The theater is destroyed but (…) the bad dogs are still lurking around it (2025). There are no ruins in this destruction. The structure remains solid, the beams are level, the angles are surgical. One expects the theater to bear the wounds of the day before (of the assault): broken glass, torn-down gates, some speak of flames. The voices are lost in reverberation. Nothing compromises its stability, there are no signs of collapse. The structure is solid, but it is stripped bare. An architecture of innocent pipes is the abstract image of a real space, free from cumbersome volumes and too many connotations. The space no longer has prescribed uses; quadrupeds can cross it as they see fit. The work is presented in the context of a party: free bodies cling to the ribs of this architecture, climbing, crawling through the openings in its mesh, trying to force its stability. But a sense of nemesis persists, the metal still vibrates with conflict. No reinterpretation of space can ever be definitive: there is always an adversary lurking, ready to contradict it.
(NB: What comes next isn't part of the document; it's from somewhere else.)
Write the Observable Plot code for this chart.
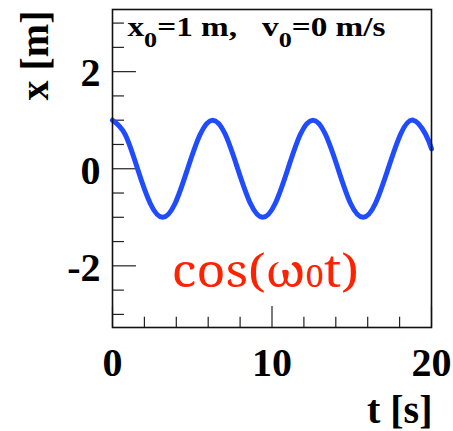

But there is always a range of voices before and after the last word. And a steel skeleton.
To inhabit the day before, falling asleep with a feeling of unease. To wake up the day after, walking with a feeling of unease. Recognizing it, forgetting it, chasing it, failing it. Dogs dance.
[As I write these lines, I realize that conflicts can be named. As I write these lines, I reconsider narratological visions of the enemy. There is no confusion with aggressors and culprits. I do not indulge in nemesis, I refuse its romantism, anger arises. A feeling of unease persists—the only thing that remains murky]
Lorenzo Schetter Li Greci (Naples, 1999) is a visual artist working across painting, installation, artist books, and experimental sound projects. His practice investigates memory, traces of violence, and the tensions embedded in objects, space, and perception. He lives and works in Milan, Italy.